Gênesis, a última obra abordada, é narrada com tom de reconciliação entre o fotógrafo e o mundo, pelo qual ele se desencantou em suas andanças. Nessa perspectiva, Salgado e Leia organizaram um projeto que visava retratar as maiores belezas da natureza, seguindo os passos de Darwin ao começar pelas Ilhas de Galápagos. A obra revela que o talento do autor não se restringe ao perfil social e, portanto, o documentário quebra todas as expectativas ao tocar por uma sensibilidade que passa apenas pela beleza, e não pela dor. É um final satisfatório, em que o telespectador pode, finalmente, respirar fundo e só apreciar a narrativa suave e as belas imagens.

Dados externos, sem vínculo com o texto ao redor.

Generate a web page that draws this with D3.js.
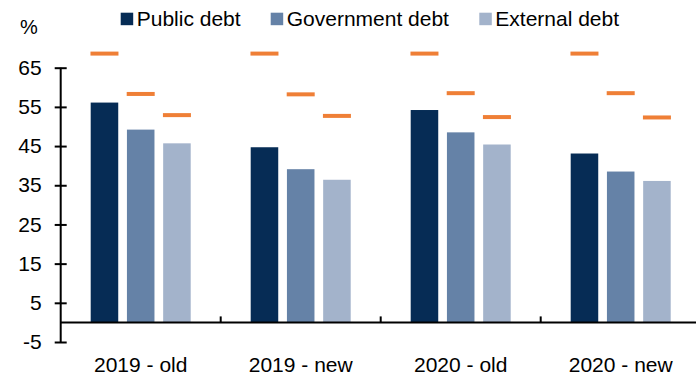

(Imagem: Reprodução/Sebastião Salgado)


Em síntese, o documentário surpreende pela riqueza de conteúdo, assim como pela grande carga emocional que permeia toda a película. O choque de realidade proporcionado pode ser bem conduzido pelo telespectador, que foi familiarizado com temáticas delicadas e negligenciadas, e agora está mais próximo de ver o mundo como ele é. De fato, são 110 minutos de uma experiência inesquecível. A escolha de fechamento caiu muito bem, em sintonia com a ideia de Gênesis. Foi retomado o depoimento do pai de Salgado, que revelou ter perdido a terra em que criou seus filhos para a seca. Leia, portanto, arquitetou o reflorestamento da Mata Atlântica nessa área e promoveu o que, hoje, é o Instituto Terra, uma reserva ambiental. Apesar de toda a dor, a mensagem final é: pode haver esperança.